### EXERCISE REQUIREMENTS
From the listing below, return each line that includes "this".

### INPUT
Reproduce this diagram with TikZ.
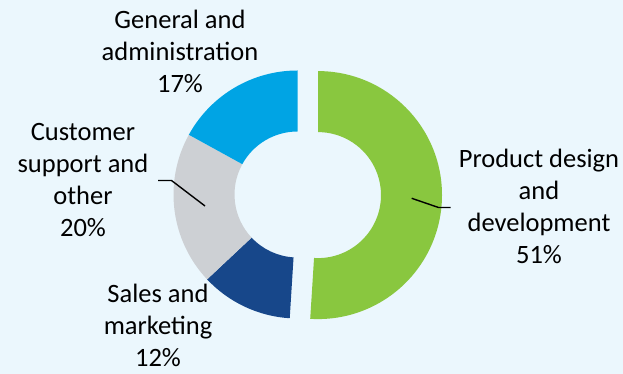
\documentclass[tikz,border=0pt]{standalone}
\usepackage{fontspec}
\setmainfont{Carlito}
\usetikzlibrary{calc}
\definecolor{bgc}{RGB}{235,247,253}
\definecolor{cgreen}{RGB}{137,199,63}
\definecolor{cnavy}{RGB}{23,71,138}
\definecolor{cgrey}{RGB}{205,208,212}
\definecolor{cblue}{RGB}{0,164,228}
\tikzset{
  lbl/.style={align=center, inner sep=0pt, anchor=base, font=\fontsize{26.5}{32}\selectfont, text=black},
  leader/.style={draw=black, line width=1.4pt},
}
\newcommand{\donutslice}[5]{% center, start, end, color, name
  \fill[#4] ($(#1)+(#2:124pt)$) arc[start angle=#2, end angle=#3, radius=124pt]
    -- ($(#1)+(#3:63pt)$) arc[start angle=#3, end angle=#2, radius=63pt] -- cycle;
}
\begin{document}
\begin{tikzpicture}[x=1pt,y=1pt]
\fill[bgc] (0,0) rectangle (623,374);
\useasboundingbox (0,0) rectangle (623,374);
\coordinate (cl) at (297.5,179.5);
\coordinate (cg) at (318,178.9);
\donutslice{cg}{90}{-93.6}{cgreen}{g}
\donutslice{cl}{-93.6}{-136.8}{cnavy}{n}
\donutslice{cl}{-136.8}{-208.8}{cgrey}{c}
\donutslice{cl}{-208.8}{-270}{cblue}{b}
% labels (base anchor = baseline of last line)
\node[lbl] (lga) at (180,281.3) {General and\\administration\\17\%};
\node[lbl] (lcs) at (83,137) {Customer\\support and\\other\\20\%};
\node[lbl] (lpd) at (539,110.7) {Product design\\and\\development\\51\%};
\node[lbl] (lsm) at (158,7.3) {Sales and\\marketing\\12\%};
% leaders
\coordinate (cs1) at (205,168);
\coordinate (cs2) at (171.5,193.5);
\coordinate (cs3) at (158,193.5);
\draw[leader] (cs1) -- (cs2) -- (cs3);
\coordinate (pd1) at (411.7,175.7);
\coordinate (pd2) at (438.5,166.5);
\coordinate (pd3) at (450.7,166.5);
\draw[leader] (pd1) -- (pd2) -- (pd3);
\end{tikzpicture}
\end{document}
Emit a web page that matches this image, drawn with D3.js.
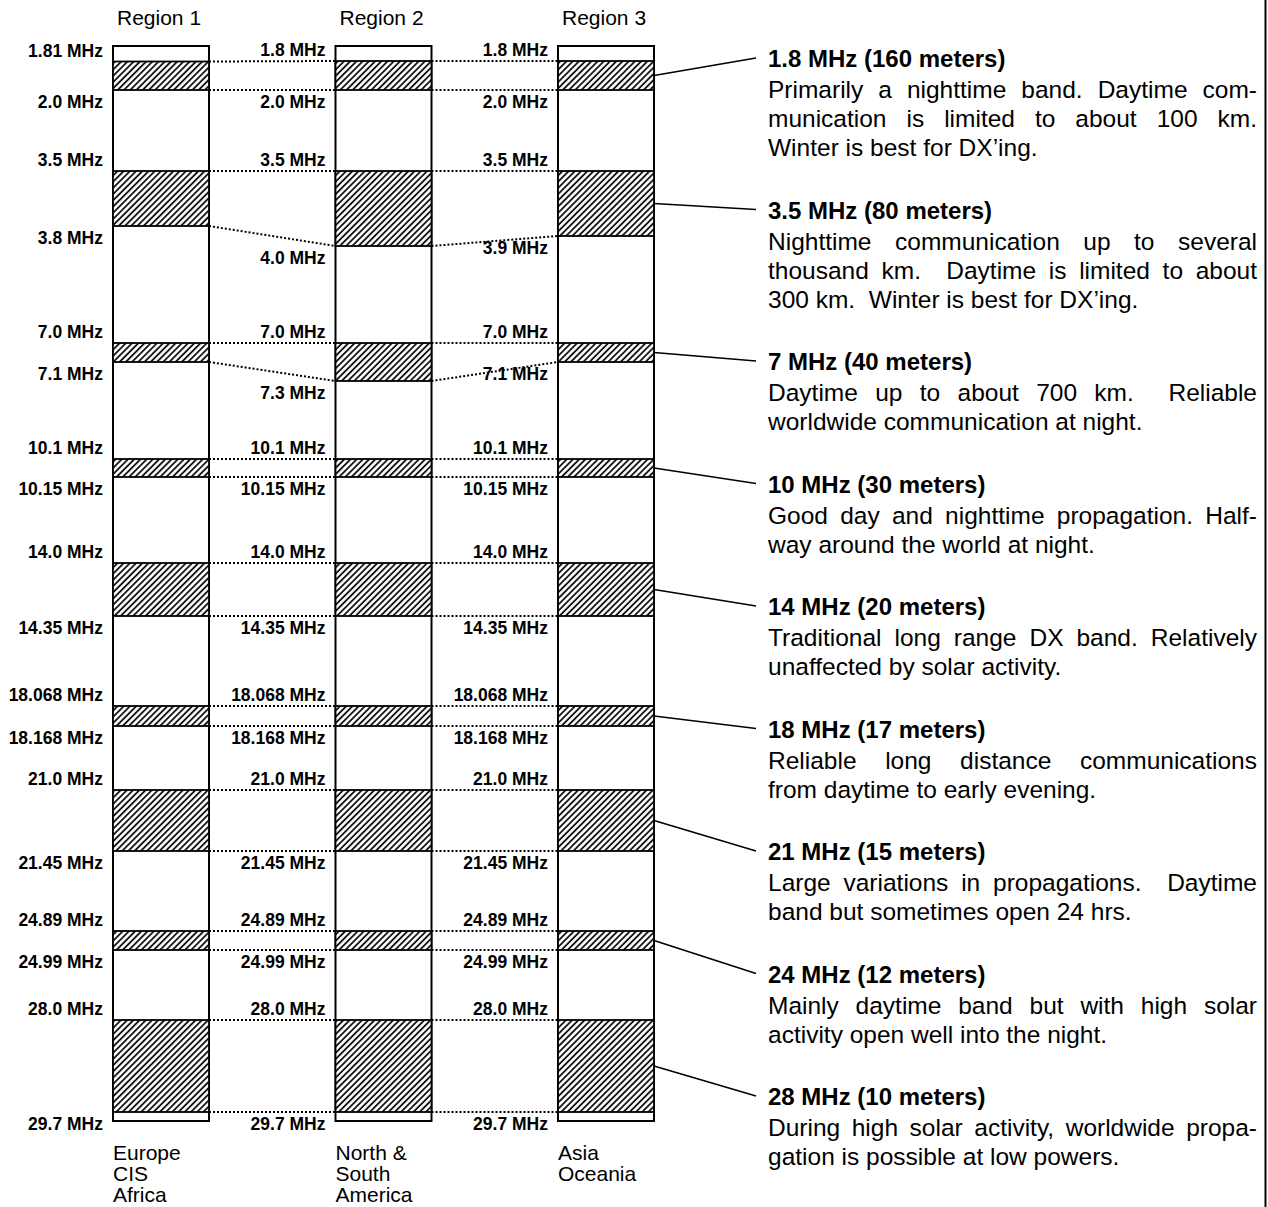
<!DOCTYPE html>
<html>
<head>
<meta charset="utf-8">
<script src="https://cdn.jsdelivr.net/npm/d3@7"></script>
<style>
  body { margin: 0; background: #fff; }
  svg { display: block; }
  text { font-family: "Liberation Sans", Arial, Helvetica, sans-serif; fill: #000; }
</style>
</head>
<body>
<script>
const regions     = ['Region 1', 'Region 2', 'Region 3'];
const regionAreas = [['Europe', 'CIS', 'Africa'], ['North &', 'South', 'America'], ['Asia', 'Oceania']];

// band limits per region, MHz
const bandStart = [
  [1.81, 3.5, 7.0, 10.1, 14.0, 18.068, 21.0, 24.89, 28.0],
  [1.8,  3.5, 7.0, 10.1, 14.0, 18.068, 21.0, 24.89, 28.0],
  [1.8,  3.5, 7.0, 10.1, 14.0, 18.068, 21.0, 24.89, 28.0]
];
const bandEnd = [
  [2.0, 3.8, 7.1, 10.15, 14.35, 18.168, 21.45, 24.99, 29.7],
  [2.0, 4.0, 7.3, 10.15, 14.35, 18.168, 21.45, 24.99, 29.7],
  [2.0, 3.9, 7.1, 10.15, 14.35, 18.168, 21.45, 24.99, 29.7]
];

const bandTitles = [
  '1.8 MHz (160 meters)', '3.5 MHz (80 meters)', '7 MHz (40 meters)',
  '10 MHz (30 meters)', '14 MHz (20 meters)', '18 MHz (17 meters)',
  '21 MHz (15 meters)', '24 MHz (12 meters)', '28 MHz (10 meters)'
];
const bandNotes = [
  ['Primarily a nighttime band. Daytime com-', 'munication is limited to about 100 km.', 'Winter is best for DX\u2019ing.'],
  ['Nighttime communication up to several', 'thousand km.  Daytime is limited to about', '300 km.  Winter is best for DX\u2019ing.'],
  ['Daytime up to about 700 km.  Reliable', 'worldwide communication at night.'],
  ['Good day and nighttime propagation. Half-', 'way around the world at night.'],
  ['Traditional long range DX band. Relatively', 'unaffected by solar activity.'],
  ['Reliable long distance communications', 'from daytime to early evening.'],
  ['Large variations in propagations.  Daytime', 'band but sometimes open 24 hrs.'],
  ['Mainly daytime band but with high solar', 'activity open well into the night.'],
  ['During high solar activity, worldwide propa-', 'gation is possible at low powers.']
];

const width  = 1268;
const height = 1207;

const svg = d3.select('body').append('svg')
    .attr('width', width)
    .attr('height', height);

// hatch pattern "/"
svg.append('defs').append('pattern')
    .attr('id', 'hatch')
    .attr('patternUnits', 'userSpaceOnUse')
    .attr('width', 4.4).attr('height', 4.4)
    .attr('patternTransform', 'rotate(45)')
  .call(p => {
    p.append('rect').attr('width', 4.4).attr('height', 4.4).attr('fill', '#fff');
    p.append('line').attr('x1', 1).attr('x2', 1).attr('y1', 0).attr('y2', 4.4)
      .attr('stroke', '#000').attr('stroke-width', 1.7);
  });

const x = d3.scaleBand()
    .domain(regions)
    .range([113, 654])
    .paddingInner(0.5685)
    .paddingOuter(0);
const bw = x.bandwidth();

// chart is schematic, not to scale: piecewise stops for each band edge
const edges = Array.from(new Set(bandStart.flat().concat(bandEnd.flat()))).sort(d3.ascending);
const y = d3.scaleLinear()
    .domain(edges)
    .range([61, 61.5, 90, 171, 226, 236, 246, 343, 362, 381, 459, 477, 563, 616, 706, 726, 790, 851, 931, 950, 1020, 1112]);

const fmt = d => (Number.isInteger(d) ? d.toFixed(1) : String(d)) + ' MHz';
const yTop = y(edges[0]) - 15;
const yBot = y(edges[edges.length - 1]) + 9;

// dotted connectors between regions
const conn = svg.append('g')
    .attr('stroke', '#000')
    .attr('stroke-width', 2)
    .attr('stroke-dasharray', '2,2');
for (let r = 0; r < regions.length - 1; r++) {
  [bandStart, bandEnd].forEach(arr => {
    arr[r].forEach((f, i) => {
      conn.append('line')
        .attr('x1', x(regions[r]) + bw)
        .attr('y1', y(f))
        .attr('x2', x(regions[r + 1]))
        .attr('y2', y(arr[r + 1][i]));
    });
  });
}

regions.forEach((name, r) => {
  const g = svg.append('g').attr('transform', 'translate(' + x(name) + ',0)');

  g.append('text')
    .attr('x', 4).attr('y', 25)
    .style('font-size', '21px')
    .text(name);

  g.append('rect')
    .attr('x', 0).attr('y', yTop)
    .attr('width', bw).attr('height', yBot - yTop)
    .attr('fill', '#fff').attr('stroke', '#000').attr('stroke-width', 2);

  g.selectAll('rect.band')
    .data(bandStart[r].map((s, i) => ({s, e: bandEnd[r][i]})))
    .enter().append('rect')
    .attr('class', 'band')
    .attr('x', 0).attr('width', bw)
    .attr('y', d => y(d.s))
    .attr('height', d => y(d.e) - y(d.s))
    .attr('fill', 'url(#hatch)')
    .attr('stroke', '#000').attr('stroke-width', 1.8);

  const lab = g.append('g')
    .attr('text-anchor', 'end')
    .style('font-size', '17.5px')
    .style('font-weight', 'bold');
  bandStart[r].forEach((s, i) => {
    lab.append('text').attr('x', -10).attr('y', y(s) - 5).text(fmt(s));
    lab.append('text').attr('x', -10).attr('y', y(bandEnd[r][i]) + 18).text(fmt(bandEnd[r][i]));
  });

  g.selectAll('text.area')
    .data(regionAreas[r])
    .enter().append('text')
    .attr('class', 'area')
    .attr('x', 0)
    .attr('y', (d, i) => 1160 + i * 21)
    .style('font-size', '21px')
    .text(d => d);
});

// band descriptions on the right
const textX  = 768;
const textR  = 1257;
const fs     = '24.5px';
const last   = regions.length - 1;
const notes  = svg.append('g');
let hb = 67;

const measure = svg.append('text').style('font-size', fs).style('white-space', 'pre');
const wordWidth = w => { measure.text(w); return measure.node().getComputedTextLength(); };

bandTitles.forEach((title, i) => {
  notes.append('text')
    .attr('x', textX).attr('y', hb)
    .style('font-size', '24px').style('font-weight', 'bold')
    .text(title);

  notes.append('line')
    .attr('x1', x(regions[last]) + bw)
    .attr('y1', (y(bandStart[last][i]) + y(bandEnd[last][i])) / 2)
    .attr('x2', textX - 12)
    .attr('y2', hb - 9)
    .attr('stroke', '#000').attr('stroke-width', 1.6);

  let ly = hb + 31;
  bandNotes[i].forEach((line, k) => {
    const t = notes.append('text')
      .attr('y', ly)
      .style('font-size', fs)
      .style('white-space', 'pre');
    if (k === bandNotes[i].length - 1) {
      t.attr('x', textX).text(line);
    } else {
      // justify: spread the gaps between words
      const words  = line.split(/ +/);
      const gaps   = (line.match(/ +/g) || []).map(s => s.length);
      const widths = words.map(wordWidth);
      const unit   = (textR - textX - d3.sum(widths)) / d3.sum(gaps);
      let cx = textX;
      words.forEach((w, j) => {
        t.append('tspan').attr('x', cx).text(w);
        cx += widths[j] + (gaps[j] || 0) * unit;
      });
    }
    ly += 29;
  });
  hb = ly - 29 + 62.5;
});
measure.remove();

// frame line on the right
svg.append('line')
  .attr('x1', 1265.5).attr('x2', 1265.5)
  .attr('y1', 0).attr('y2', height)
  .attr('stroke', '#000').attr('stroke-width', 2);
</script>
</body>
</html>
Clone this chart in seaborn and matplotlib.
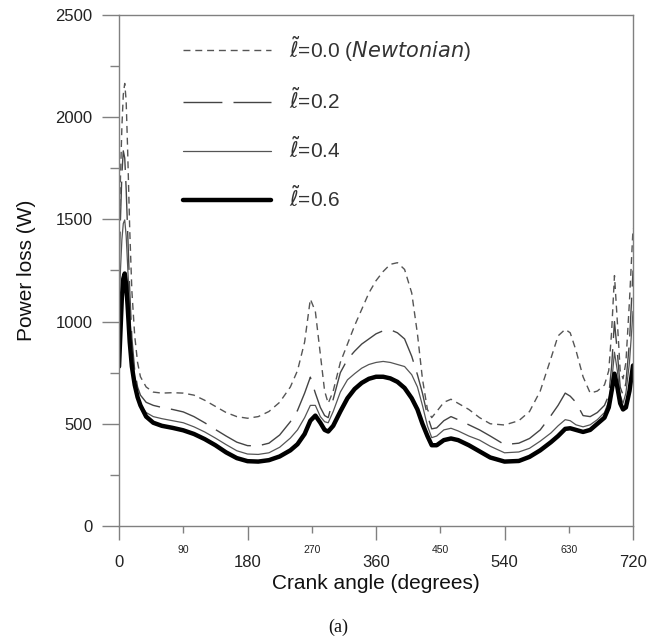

### WRITTEN RESPONSE
Reproduce this diagram with TikZ.
Emit a web page that matches this image, drawn with D3.js.
Clone this chart in seaborn and matplotlib.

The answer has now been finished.